Now, a group of researchers at MIT’s Computer Science and Artificial Intelligence Laboratory have created the equivalent of an Alexa for a physical robot. The program, with the decidedly less cute name of ComText, enables humans to give robots commands using natural language. The team of researchers tested ComText with an off-the-shelf robot called Baxter, which is mainly used in warehouses and factories, but the program could also be applied to other kinds of robots as well.
Teaching robots natural language commands, especially those that reference the physical world in any way, is much harder than it sounds. Robots don’t possess any sense of context. If you place a tool on the table and ask a robot to “pick it up,” the bot won’t know what the “it” is. If you ask it to pick up the last tool you were using, it similarly wouldn’t have the capacity to associate a previous experience with this new command.
But ComText, short for Commands in Context, essentially gives the robot what psychologists call declarative or explicit memory in humans: the ability to recall facts and events that have occurred. There are two types of declarative memory. One, called semantic memory, is fact-based–that your birthday is this date, or you work at this company.
Then there’s episodic memory, which is based on experiences in the past that inform decisions that are made in the future. In other words, it’s context–and that’s what ComText enables robots to perform. With this system, if you ask the bot to pick up the last tool you were using, it can quite literally go back through its digital memory (in the form of a video feed) to find the previous instance of you using a tool, identify that tool again in the real world, and pick it up.
Humans use episodic memory in natural language processing all the time, even at a young age. If you tell a young child, “the cup is mine,” and then ask them, “pick up my cup,” they know to associate the cup on the table with you, and to pick it up when you reference it. But that requires a complex association that’s difficult for robots. “‘Mine’ is an abstract relationship,” says Rohan Paul, a postdoc at MIT who was a lead author on a paper about ComText. “You can’t build a detector of it. There’s not a physical manifestation.”
But ComText can also perform this type of action, where a “fact” like “the cup is mine” is stored in what Paul called its “knowledge drawer.” Then, when you later ask it to “pick up my cup,” the robot can reference that database to correctly identify which cup is yours.
ComText is a step forward in human-robot interaction and could enable people to communicate naturally with robots using references to previous occurrences and abstract concepts like ownership.
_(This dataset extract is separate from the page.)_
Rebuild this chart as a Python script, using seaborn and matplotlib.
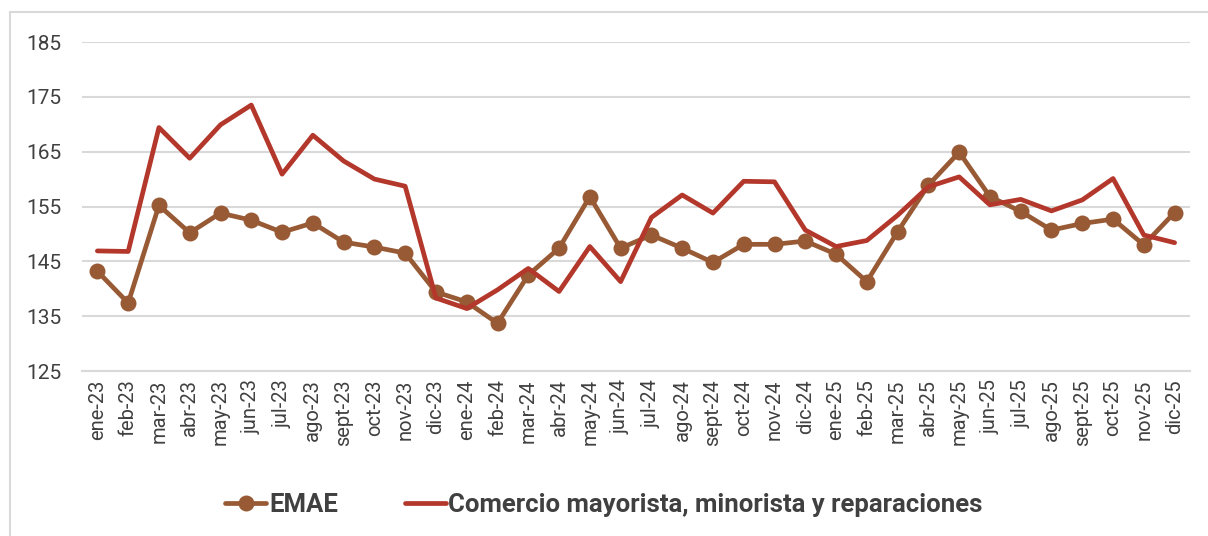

If there were a robot enabled with ComText in your grandmother’s home, for instance, it would be able to understand when she asks it to pick up the package she knocked to the floor or bring her favorite sweater.
“These two contributions come together to allow the robot to significantly expand the kinds of commands we can ask the robot to perform in the physical world,” Paul says. When testing with Baxter and ComText, the robot executed the command accurately 90% of the time.
This is important because humans and robots are interacting more and more–in factories, in the home, and increasingly on the road. In fact, the research was partially funded by Toyota. Contextual memory would be essential for communication with an autonomous vehicle, enabling you to say things like, “pick me up from the same place you left me yesterday,” “pick up my wife at 5:00 p.m. from her office,” and “turn left where you saw that pedestrian walk.” All of these instances require reasoning about interactions in the physical world based on contextual information.
Next up for ComText are higher-level inferences–and more complex tasks than picking up and putting down objects, which is all Baxter is designed to do. Paul says he hopes to add a speech component to the program so that the robot and human could have a conversation, asking each other questions to collaborate better. He also wants to add more knowledge to the robot’s memory to enable more complex tasks and deduction. For instance, if you tell the robot that there’s an aluminum block on the table and that it’s a conductor, the goal would be for the robot to be able to bring it to you if you later say, “bring me a conductor.” Combining more knowledge with contextual memory would help the program make better inferences about what a command actually means.
This is all in the name of humans and robots communicating more effectively. Maybe they won’t take our jobs–we’ll just work together.